Meine Erfahrung hat gezeigt, dass darüber hinaus Wetterumschwünge mögliche Trigger sein können, ebenso wie bestimmte Nahrungsmittel, Alkohol und hormonelle Veränderungen. Letztere sind auch der Grund dafür, dass mehr Personen mit Uterus als ohne von Migräne betroffen sind. Laut RKI haben 14,8 Prozent der Frauen in Deutschland Migräne, aber nur sechs Prozent der Männer. Und die Häufigkeit, mindestens einmal im Leben vestibuläre Migräne zu bekommen, läge bei etwa drei Prozent, so Lambert.

Um durch das beschriebene Krankheitsbild entstehende Einschränkungen im universitären Rahmen auszugleichen, gibt es den sogenannten Nachteilsausgleich. Dieser soll allen Student*innen ein chancengleiches Studium ermöglichen. Dabei soll er individuell auf die Bedürfnisse der Studierenden angepasst werden. Inzwischen wirbt die HU sogar damit, dass es einen studiumsbedingten und einen prüfungsbedingten Nachteilsausgleich gebe. Also einen Ausgleich, der während des Semesters erfolgen kann und sich beispielsweise auf Referate oder die Anwesenheit bezieht, und einen, der die Prüfungen betrifft. Als ich den Antrag auf Nachteilsausgleich 2018 gestellt habe, war von Ersterem keine Rede. Entweder wurde das damals schlecht kommuniziert oder die Uni hat die Möglichkeiten des Nachteilsausgleichs in den letzten Jahren erweitert. Für mich war das jedenfalls keine gute Dauerlösung, auch weil ein Nachteilsausgleich jedes Semester neu und für jede Prüfung einzeln beantragt werden muss, was bei einer chronischen Erkrankung nicht wirklich zielführend ist. 

Abschluss – und dann?

Oft mache ich mir Sorgen, wie meine Zukunft aussehen wird. In anderthalb Jahren werde ich mein Masterstudium beendet haben. Doch was dann? Ich möchte irgendwann hauptberuflich Journalistin sein, um über Missstände zu berichten und soziale Schieflagen aufzudecken. Werde ich Schwierigkeiten haben, mit meiner Krankheit einen Job zu finden? Wie werden zukünftige potenzielle Arbeitgeber*innen darauf reagieren? Werden sie mich für zuverlässig halten oder gehen sie das Risiko lieber gar nicht erst ein? Auch wenn es inzwischen laut Lempert viel Forschung zum Migräneschwindel gegeben habe, kann ich aus persönlicher Erfahrung sagen, dass die vestibuläre Migräne immer noch kaum bekannt ist. 
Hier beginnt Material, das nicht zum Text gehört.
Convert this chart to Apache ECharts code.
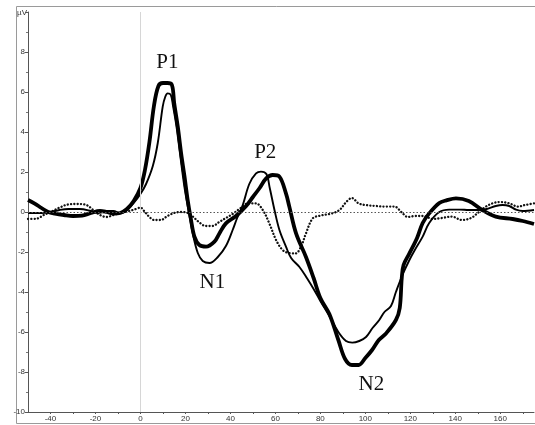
<!DOCTYPE html>
<html>
<head>
<meta charset="utf-8">
<title>ERP waveforms</title>
<script src="https://cdn.jsdelivr.net/npm/echarts@6/dist/echarts.min.js"></script>
<style>
  html, body { margin: 0; padding: 0; background: #fff; }
  #chart { width: 535px; height: 425px; }
</style>
</head>
<body>
<div id="chart"></div>
<script>
// Time axis (ms) and amplitude (µV) samples for each averaged waveform.
const heavyTimes = [-50,-47,-44,-41,-38,-34,-30,-26,-22,-18,-15,-12,-9,-6,-3,0,2,4,6,8,10,12,14,15,16.6,18.1,19.6,21,22.5,24,26.2,29.2,32.9,35.1,38,42.5,47,50,53,55.9,58.8,61.8,64.7,66.2,69.2,73.6,77,80,84,88,91,94,97,100,103,106,109.2,113.6,115.3,116.2,117,119.6,123,125.5,128.4,132.9,136,140.3,146,152,158,165.5,170,175];
const heavyValues = [0.6,0.42,0.2,0.0,-0.08,-0.15,-0.2,-0.18,-0.05,0.05,0.0,-0.08,-0.05,0.15,0.55,1.2,2.1,3.5,5.3,6.3,6.45,6.45,6.35,5.45,4.27,2.93,1.77,0.6,-0.4,-1.23,-1.65,-1.73,-1.48,-1.07,-0.57,-0.2,0.3,0.75,1.2,1.68,1.85,1.77,0.93,0.27,-1.07,-2.25,-3.3,-4.3,-5.1,-6.4,-7.35,-7.65,-7.65,-7.3,-6.9,-6.4,-6.07,-5.4,-4.8,-3.3,-2.65,-2.07,-1.3,-0.55,-0.07,0.45,0.58,0.68,0.55,0.1,-0.23,-0.35,-0.45,-0.6];

const lightTimes = [-50,-44,-40,-36,-32,-27,-22,-19,-15,-12,-9,-6,-3,0,2.5,5.5,7.7,9.9,11,12.1,13.5,14.5,16,17.5,19.5,21.5,23.5,25.5,27.7,30.7,34.4,38,41,43,45.5,48.4,51.4,53.6,56,57.5,59.6,61.8,64.7,67,70.7,74,77,80,84,88,91.4,94.2,97.3,100.3,103.2,106.2,108.5,111.4,113.6,116.5,119.6,122,125.5,128.4,132.9,137.3,142,146,150,154,158,161,164,167,170,175];
const lightValues = [-0.05,-0.05,0.0,0.1,0.15,0.15,0.05,-0.05,0.05,0.05,-0.05,0.1,0.45,0.9,1.4,2.3,3.45,5.27,5.75,5.93,5.85,5.3,4.3,3.0,1.3,0.0,-1.2,-2.05,-2.45,-2.55,-2.25,-1.7,-0.9,-0.3,0.35,1.4,1.93,2.02,1.9,1.2,0.1,-0.9,-1.73,-2.3,-2.75,-3.3,-3.85,-4.45,-5.2,-6.0,-6.45,-6.53,-6.45,-6.25,-5.8,-5.4,-5.0,-4.7,-4.0,-3.15,-2.4,-1.9,-1.23,-0.55,0.0,0.12,0.12,0.1,0.1,0.15,0.3,0.35,0.3,0.12,0.05,0.1];

const dottedTimes = [-50,-46,-43,-40,-36,-32,-28,-24,-21,-18,-15,-12,-9,-5,-2,0,2,4,6,9,12,15,18,21,23,26,29,32,35,38,41,44,48,51.4,54.4,57.3,60.3,63.2,66,69,71.4,73.6,76.6,80,84,87,89,91.5,94,97,100,105,109,113,116,119,122,126,130,134,138.5,143,147,150,153.6,157,160,164,168,171,175];
const dottedValues = [-0.35,-0.33,-0.15,0.0,0.22,0.38,0.4,0.35,0.1,-0.15,-0.25,-0.15,-0.05,0.05,0.15,0.22,0.0,-0.25,-0.4,-0.4,-0.2,-0.05,0.0,-0.05,-0.2,-0.5,-0.7,-0.7,-0.5,-0.3,-0.1,0.15,0.43,0.43,0.1,-0.57,-1.4,-1.9,-2.05,-2.07,-1.73,-1.07,-0.32,-0.18,-0.1,0.0,0.15,0.5,0.7,0.43,0.35,0.3,0.27,0.27,0.0,-0.25,-0.2,-0.2,-0.35,-0.3,-0.23,-0.4,-0.3,-0.05,0.27,0.45,0.5,0.43,0.27,0.35,0.43];

// Component names and the spots (ms, µV) where each name is printed.
const componentNames = ['P1', 'N1', 'P2', 'N2'];
const componentAnchors = [[12, 7.5], [32, -3.5], [55.5, 3.0], [102.7, -8.6]];

const pairs = (ts, vs) => ts.map((t, i) => [t, vs[i]]);

const chart = echarts.init(document.getElementById('chart'), null, { renderer: 'canvas' });

const tickFont = { fontFamily: 'Liberation Sans, Arial, sans-serif', fontSize: 8, color: '#333' };

chart.setOption({
  animation: false,
  backgroundColor: '#fff',
  graphic: [{
    type: 'rect',
    left: 14, top: 4,
    shape: { width: 540, height: 417 },
    style: { fill: 'none', stroke: '#9a9a9a', lineWidth: 1 },
    silent: true, z: -1
  }],
  grid: { left: 28, right: 1, top: 12, bottom: 13, outerBoundsMode: 'none', containLabel: false },
  xAxis: {
    type: 'value',
    min: -50, max: 175, interval: 10,
    name: 'ms', nameLocation: 'end', nameGap: 1,
    nameTextStyle: Object.assign({}, tickFont, { verticalAlign: 'top', padding: [2, 0, 0, 0] }),
    axisLine: { show: true, onZero: false, lineStyle: { color: '#555', width: 1 } },
    axisTick: { show: true, length: 2, lineStyle: { color: '#555' } },
    axisLabel: Object.assign({}, tickFont, {
      margin: 3,
      showMinLabel: false, showMaxLabel: false,
      formatter: v => (v % 20 === 0 ? String(v) : '')
    }),
    splitLine: { show: false }
  },
  yAxis: {
    type: 'value',
    min: -10, max: 10, interval: 2,
    name: 'µV', nameLocation: 'end', nameGap: -5,
    nameTextStyle: Object.assign({}, tickFont, { align: 'right', padding: [0, 1, 0, 0] }),
    axisLine: { show: true, onZero: false, lineStyle: { color: '#555', width: 1 } },
    axisTick: { show: true, length: 3, lineStyle: { color: '#555' } },
    minorTick: { show: true, splitNumber: 2, length: 2, lineStyle: { color: '#777' } },
    axisLabel: Object.assign({}, tickFont, {
      margin: 3,
      formatter: v => (v === 10 ? '' : String(v))
    }),
    splitLine: { show: false }
  },
  series: [
    {
      name: 'dotted',
      type: 'line',
      data: pairs(dottedTimes, dottedValues),
      smooth: 0.35,
      showSymbol: false,
      lineStyle: { color: '#111', width: 2.3, type: [0.1, 3.2], cap: 'round' },
      z: 2,
      markLine: {
        silent: true,
        symbol: 'none',
        label: { show: false },
        data: [
          { yAxis: 0, lineStyle: { color: '#555', width: 1, type: [1.5, 2] } },
          { xAxis: 0, lineStyle: { color: '#d6d6d6', width: 1, type: 'solid' } }
        ]
      }
    },
    {
      name: 'light',
      type: 'line',
      data: pairs(lightTimes, lightValues),
      smooth: 0.35,
      showSymbol: false,
      lineStyle: { color: '#000', width: 1.9 },
      z: 3
    },
    {
      name: 'heavy',
      type: 'line',
      data: pairs(heavyTimes, heavyValues),
      smooth: 0.35,
      showSymbol: false,
      lineStyle: { color: '#000', width: 3.8 },
      z: 4,
      markPoint: {
        symbol: 'circle',
        symbolSize: 0,
        silent: true,
        label: {
          show: true,
          position: 'inside',
          formatter: p => p.name,
          fontFamily: 'Liberation Serif, Times New Roman, serif',
          fontSize: 21,
          color: '#111'
        },
        data: componentNames.map((n, i) => ({ name: n, coord: componentAnchors[i] }))
      }
    }
  ]
});
</script>
</body>
</html>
Ununterbrochen setze ich mich mit einer Erkrankung auseinander, deren Namen viele noch nicht einmal gehört haben. Jeden Tag aufs Neue setze ich mich damit auseinander, wo meine Grenzen liegen, was ich kann und was nicht: Achterbahn fahren, 3D-Filme, Parties – alles out of the question für mich. Und immer wieder muss ich mich mit Menschen auseinandersetzen, die mangels richtiger Aufklärung unüberlegte Aussagen tätigen, denn: Ich habe Migräne. Ohne Kopfschmerzen.